A Border poll on Irish unification may indeed come but Rev Gibson “just doesn’t see the need for it right away”. Neither does he believe that a united Ireland is inevitable.
“What will come will come but I am not a doom-gloom merchant, saying it is around the corner,” he says.
He argues that the “three Bs” – as Rev Gibson calls “Brexit, the backstop and Border polls” – are being used “to unsettle the constitutional question” and to “create apathy among British people”.
“The only thing that will take us into a united Ireland is a vote of the majority of the people. As a democrat, I’ll accept that. I’m not going to go to war over it,” he says. He believes “backstops will come and go” but little will change as a consequence of Brexit or negotiations.
“We will survive as a British people here in Northern Ireland. We have faced a lot bigger challenges than that,” he says.
“We couldn’t be bombed or bullied out of the United Kingdom. We are not going to be bribed out of it now either.”
Rev Gibson questions how some unionists such as Ulster farmers opposed to Brexit for economic reasons could favour a united Ireland.
“One wonders that if someone can change their allegiance for purely economic reasons, what was their allegiance in the first place?” he asks.
Irish passports
Saying that, he understands how Ulster unionists can apply for an Irish passport for economic or pragmatic reasons if it makes travelling on holiday to Europe or to their Spanish holiday homes easier. As a Presbyterian clergyman, he regularly signs Irish passport application forms for unionists and loyalists, he says.
“It surprises me but I don’t think it diminishes a person’s Britishness. They are not signing them to be Irish; they are signing them for European citizenship, for the benefits of living or working in Europe,” he says.
This year’s Twelfth celebrations have drawn controversy over large bonfires set to be lit on the eve of the Orange parades across Northern Ireland commemorating the Battle of the Boyne in 1690.

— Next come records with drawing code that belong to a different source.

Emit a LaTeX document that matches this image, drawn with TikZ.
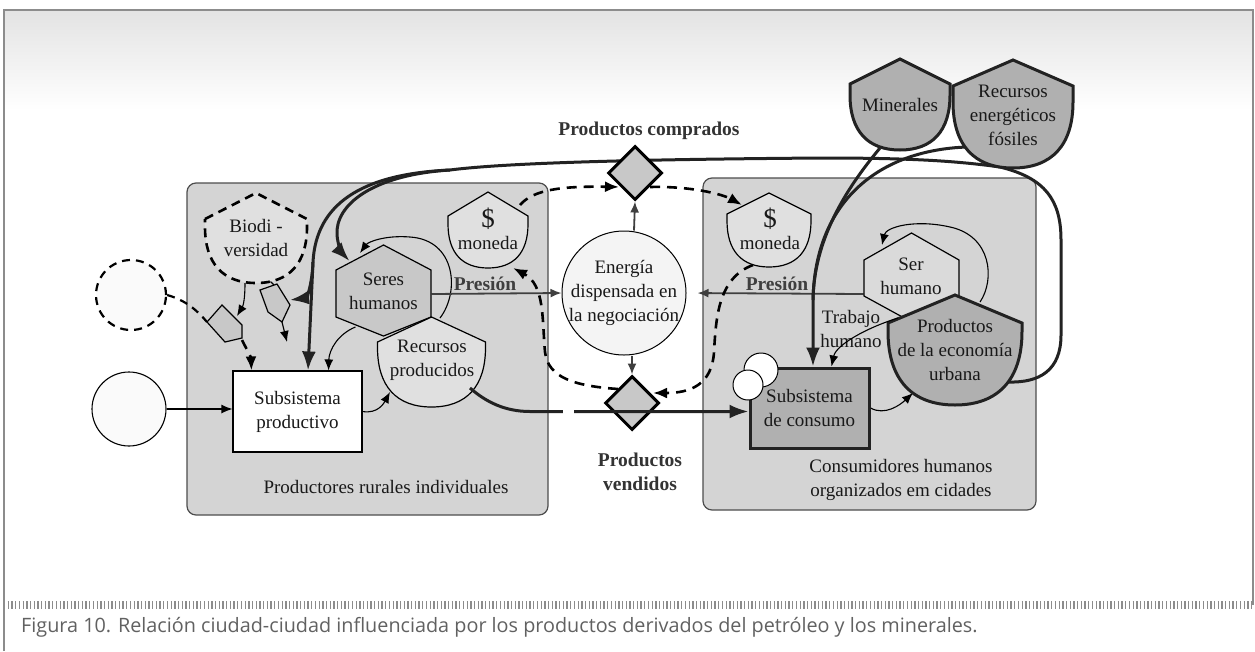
\documentclass[tikz,border=0pt]{standalone}
\usepackage{fontspec}
\setmainfont{Liberation Serif}
\newfontfamily\capfont{Open Sans}
\usetikzlibrary{arrows.meta,shapes.geometric,calc}

\definecolor{bgbox}{HTML}{D4D4D4}
\definecolor{edgegray}{HTML}{4D4D4D}
\definecolor{inkdark}{HTML}{222222}
\definecolor{presgray}{HTML}{3F3F3F}
\definecolor{midfill}{HTML}{C8C8C8}
\definecolor{serfill}{HTML}{DADADA}
\definecolor{lightfill}{HTML}{E0E0E0}
\definecolor{darkfill}{HTML}{B0B0B0}
\definecolor{paper}{HTML}{FAFAFA}
\definecolor{energyfill}{HTML}{F4F4F4}

\pgfdeclarelayer{boxes}
\pgfdeclarelayer{conn}
\pgfdeclarelayer{shapes}
\pgfdeclarelayer{top}
\pgfsetlayers{boxes,conn,shapes,main,top}

% storage tank: roof on top, rounded bottom  {style}{cx}{top}{half width}{shoulder y}{bottom y}
\newcommand\mkshield[6]{%
  \pgfmathsetmacro\shyc{max(#5,#6-1.1*#4)}%
  \pgfmathsetmacro\shyk{\shyc+0.65*(#6-\shyc)}%
  \path[#1] (#2-#4,#5) -- (#2,#3) -- (#2+#4,#5) -- (#2+#4,\shyc)
    .. controls (#2+#4,\shyk) and ({#2+0.65*#4},#6) .. (#2,#6)
    .. controls ({#2-0.65*#4},#6) and (#2-#4,\shyk) .. (#2-#4,\shyc) -- cycle;}
% consumer hexagon {style}{cx}{top}{half width}{upper y}{lower y}{bottom}
\newcommand\mkhex[7]{%
  \path[#1] (#2,#3) -- (#2+#4,#5) -- (#2+#4,#6) -- (#2,#7) -- (#2-#4,#6) -- (#2-#4,#5) -- cycle;}

\begin{document}
\begin{tikzpicture}[x=1pt,y=-1pt,
  txt/.style={font=\fontsize{19}{24}\selectfont, align=center, inner sep=0pt, text=black!90},
  boldlbl/.style={font=\fontsize{19.5}{24}\selectfont\bfseries, align=center, inner sep=0pt, text=black!80},
  boxbg/.style={draw=edgegray, line width=1.2pt, fill=bgbox, rounded corners=9pt},
  thinshape/.style={draw=black, line width=1.2pt},
  thickshape/.style={draw=inkdark, line width=3pt},
  thinarr/.style={draw=black, line width=1.1pt, -{Latex[length=11pt,width=9pt]}},
  thickarr/.style={draw=inkdark, line width=3pt, -{Latex[length=19pt,width=14pt]}},
  thickline/.style={draw=inkdark, line width=3pt},
  dasharr/.style={draw=black, line width=2.6pt, dash pattern=on 10pt off 7pt, -{Latex[length=14pt,width=11pt]}},
  grayarr/.style={draw=presgray, line width=1.8pt, -{Latex[length=11pt,width=9pt]}},
  dia/.style={shape=diamond, draw=black, line width=3pt, fill=midfill, minimum width=54pt, minimum height=54pt, inner sep=0pt},
]
\useasboundingbox (0,0) rectangle (1255,651);

\begin{pgfonlayer}{boxes}
  \fill[white] (0,0) rectangle (1255,651);
  \shade[top color=black!11, bottom color=white] (4,10) rectangle (1253,110);
  \draw[black!45, line width=1.5pt] (4,651) -- (4,10) -- (1253,10) -- (1253,605);
  \draw[boxbg] (187,183) rectangle (548,515);
  \draw[boxbg] (703,178) rectangle (1036,510);
\end{pgfonlayer}

% ---------- shapes ----------
\begin{pgfonlayer}{shapes}
  \mkshield{fill=lightfill, draw=black, line width=2.6pt, dash pattern=on 9pt off 6pt}{256}{193}{51}{219}{283}
  \mkhex{fill=midfill, thinshape}{383.5}{245}{47.5}{270}{317}{336}
  \mkshield{fill=lightfill, thinshape}{431.5}{317}{54}{342}{407}
  \mkshield{fill=lightfill, thinshape}{488}{192}{40}{216}{268}
  \mkshield{fill=lightfill, thinshape}{769}{193}{42}{214}{267}
  \mkhex{fill=serfill, thinshape}{911.5}{233}{47.5}{260}{296}{322}
  \mkshield{fill=darkfill, thickshape}{955}{295}{67}{323}{405}
  \mkshield{fill=darkfill, thickshape}{900}{59}{50}{84}{150}
  \mkshield{fill=darkfill, thickshape}{1013}{60}{60}{86}{168}
  % interaction symbols below the biodiversity tank
  \draw[thinshape, fill=midfill] (207,322) -- (222,305) -- (242,325) -- (242,338) -- (225,342) -- cycle;
  \draw[thinshape, fill=midfill] (260,290) -- (277,284) -- (290,305) -- (282,322) -- (268,312) -- cycle;
  \node[circle, draw=black, line width=2.2pt, dash pattern=on 8pt off 6pt, fill=paper, minimum size=70pt, inner sep=0pt] (leftdash) at (131,295) {};
  \node[circle, draw=black, line width=1.1pt, fill=paper, minimum size=74pt, inner sep=0pt] (src) at (129,409) {};
  \node[txt, draw=black, line width=1.1pt, fill=white, minimum width=129pt, minimum height=81pt] (productivo) at (297.5,411.5) {Subsistema\\productivo};
  \node[circle, draw=black, line width=1pt, fill=energyfill, minimum size=124pt, inner sep=0pt] (energia) at (624,293) {};
  \node[dia] (dtop) at (635,173) {};
  \node[dia] (dbot) at (632,403) {};
  \node[txt, draw=inkdark, line width=3pt, fill=darkfill, minimum width=119pt, minimum height=80pt] (consumo) at (809.5,408) {Subsistema\\de consumo};
  \node[circle, draw=black, line width=1pt, fill=white, minimum size=34pt, inner sep=0pt] (bulbA) at (761,370) {};
  \node[circle, draw=black, line width=1pt, fill=white, minimum size=30pt, inner sep=0pt] (bulbB) at (748,385) {};
\end{pgfonlayer}

% ---------- labels ----------
\node[txt] (bio) at (256,238) {Biodi -\\versidad};
\node[txt] (seres) at (383.5,291) {Seres\\humanos};
\node[txt] (recursos) at (432,360) {Recursos\\producidos};
\node[txt, font=\fontsize{27}{27}\selectfont] (monLs) at (488,219) {\$};
\node[txt] (monL) at (488,243) {moneda};
\node[txt, font=\fontsize{27}{27}\selectfont] (monRs) at (770,219) {\$};
\node[txt] (monR) at (770,243) {moneda};
\node[txt] (energiatxt) at (624,293) {Energía\\dispensada en\\la negociación};
\node[boldlbl] (comprados) at (649,131) {Productos comprados};
\node[boldlbl] (vendidos) at (640,472) {Productos\\vendidos};
\node[boldlbl, text=presgray] (presL) at (485,284) {Presión};
\node[boldlbl, text=presgray] (presR) at (777,284) {Presión};
\node[txt] (serh) at (911,276) {Ser\\humano};
\node[txt] (trabajo) at (851,328.5) {Trabajo\\humano};
\node[txt] (urbana) at (955,350) {Productos\\de la economía\\urbana};
\node[txt] (minerales) at (900,105) {Minerales};
\node[txt] (fosiles) at (1013,115) {Recursos\\energéticos\\fósiles};
\node[txt] (rurales) at (386,487) {Productores rurales individuales};
\node[txt] (urbanos) at (901,480) {Consumidores humanos\\organizados em cidades};

% caption strip
\draw[black!45, line width=8pt, dash pattern=on 1.3pt off 2.4pt] (4,605) -- (1253,605);
\node[anchor=west, inner sep=0pt, text=black!62, font=\capfont\fontsize{19.8}{22}\selectfont] (caption) at (21,627)
  {Figura 10. Relación ciudad-ciudad influenciada por los productos derivados del petróleo y los minerales.};

% helper points
\coordinate (pent1) at (224,323);
\coordinate (pent2) at (275,303);
\coordinate (pent2end) at (287,342);
\coordinate (J) at (450,170);
\coordinate (K) at (313,262);
\coordinate (merge) at (813,300);

% ---------- connectors ----------
\begin{pgfonlayer}{conn}
  % rural inputs
  \draw[thinarr] (src.east) -- (src.east -| productivo.west);
  \draw[draw=black, line width=2.2pt, dash pattern=on 8pt off 6pt] (leftdash.east) .. controls (185,300) and (197,310) .. ($(pent1)+(-17,-1)$);
  \draw[thinarr] ($(bio)+(-11,45)$) .. controls (245,300) and (243,306) .. ($(pent1)+(13,-7)$);
  \draw[black, line width=1.1pt] ($(bio)+(14,43)$) -- ($(pent2)+(-1,-18)$);
  \draw[dasharr] ($(pent1)+(18,17)$) .. controls (247,350) and (251,357) .. ($(productivo.north west)+(19,0)$);
  \draw[thinarr] ($(pent2)+(7,19)$) -- (pent2end);
  \draw[thinarr] ($(seres)+(-28,36)$) .. controls (338,334) and (329,350) .. ($(productivo.north east)+(-34,0)$);
  \draw[thinarr] (productivo.east) .. controls (378,414) and (384,403) .. ($(recursos)+(-42,32)$);
  \draw[thinarr] ($(recursos)+(8,-42)$) .. controls (460,292) and (456,240) .. (410,237) .. controls (385,235) and (368,242) .. ($(seres)+(-23.5,-38)$);
  % pressure on the negotiation
  \draw[grayarr] ($(seres)+(48,3)$) -- (energia.west);
  \draw[grayarr, shorten >=11pt] ($(serh)+(-47.5,18)$) -- (energia.east);
  \draw[grayarr] ($(energia.north)+(10,0)$) -- (dtop.south);
  \draw[grayarr] ($(energia.south)+(8,0)$) -- (dbot.north);
  % money and products exchange loop
  \draw[dasharr, shorten >=3pt] ($(monL)+(32,-38)$) .. controls (533,190) and (560,186) .. ($(dtop)+(-13,14)$);
  \draw[dasharr] ($(dtop)+(15,14)$) .. controls (690,186) and (722,194) .. ($(monR)+(-28,-38)$);
  \draw[dasharr, shorten >=4pt] ($(monR)+(-17,22)$) .. controls (718,278) and (716,318) .. (714,352) .. controls (712,385) and (690,393) .. ($(dbot)+(17,-10)$);
  \draw[dasharr] ($(dbot)+(-14,-14)$) .. controls (575,386) and (548,378) .. (545,352) .. controls (542,320) and (545,285) .. ($(monL)+(25,25)$);
  % urban side
  \draw[thinarr] (consumo.east) .. controls (885,416) and (900,405) .. ($(urbana)+(-42,43)$);
  \draw[thinarr] ($(urbana)+(25,-48)$) .. controls (995,280) and (992,236) .. (950,227) .. controls (915,219) and (886,227) .. ($(serh)+(-29,-31)$);
  % fossil and mineral inputs
  \draw[thickline] ($(fosiles)+(-46,32)$) .. controls (880,150) and (815,200) .. (merge);
  \draw[thickarr] ($(minerales)+(-20,43)$) .. controls (845,190) and (814,240) .. (merge) -- ($(consumo.north)+(3.5,0)$);
  % urban products fed back to the rural side
  \draw[thickline] ($(urbana)+(53,32)$) .. controls (1040,383) and (1061,370) .. (1061,335) -- (1061,240)
    .. controls (1061,200) and (1045,178) .. (1000,167) .. controls (950,160) and (900,158) .. (820,158)
    .. controls (700,159) and (520,161) .. (J);
  \draw[thickarr] (J) .. controls (372,175) and (335,205) .. (337,235) .. controls (338,246) and (342,253) .. ($(seres)+(-34,-30)$);
  \draw[thickarr] (J) .. controls (360,174) and (316,205) .. (K) -- ($(productivo.north)+(10.5,0)$);
  \draw[thickarr] (K) .. controls (312,287) and (306,298) .. ($(pent2)+(15,-3)$);
\end{pgfonlayer}

\begin{pgfonlayer}{top}
  \draw[thinarr] ($(serh)+(-13,42)$) .. controls (866,328) and (836,345) .. ($(consumo.north)+(22,0)$);
  \draw[thickarr] ($(recursos)+(38,28)$) .. controls (486,402) and (505,411.5) .. (530,411.5) -- ($(consumo.west)+(0,3.5)$);
  \draw[white, line width=5pt] (563,411.5) -- (574,411.5);
\end{pgfonlayer}
\end{tikzpicture}
\end{document}
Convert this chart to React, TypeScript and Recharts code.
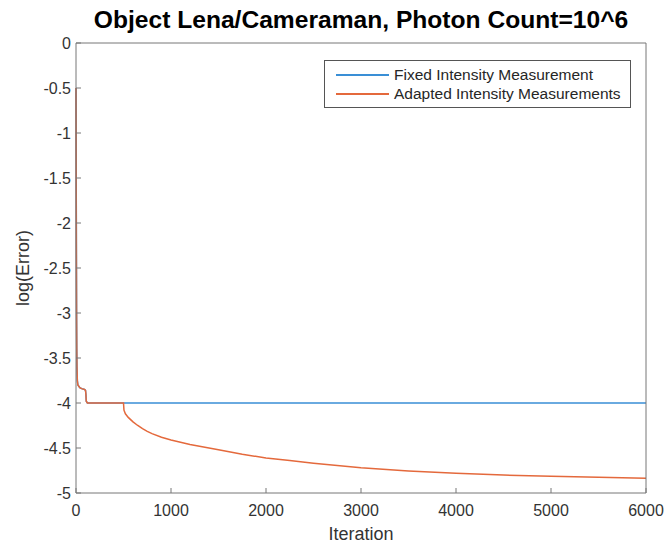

Bonfire builders voluntarily removed tyres because of the risk from fumes but Belfast City Council insisted on material being removed from one large bonfire on the grounds of the Avoniel Leisure Centre in east Belfast. Rev Gibson has warned that further action could be seen by the community as an "attack on their culture".
“People think we go out to annoy someone or poke someone in the eye. That maybe happened in the past, by the nature [of] when it happened, where it occurred and as a response to something. But, by and large, people go out on the day to celebrate the day, not to annoy someone else,” he said.
He sees this year being no different because of Brexit. There will “political messages” on the day around support for remaining in the UK, for implementing Brexit and for the security services such as “Soldier F”, the former British soldier facing murder charges over killings on Bloody Sunday in Derry in 1972.
Parachute Regiment flags have appeared next to Union Jacks and Ulster Banners on posts around Belfast and other parts of Northern Ireland.
“We’re not majoring on those things. We don’t walk to protest in many instances. We walk to celebrate,” he says.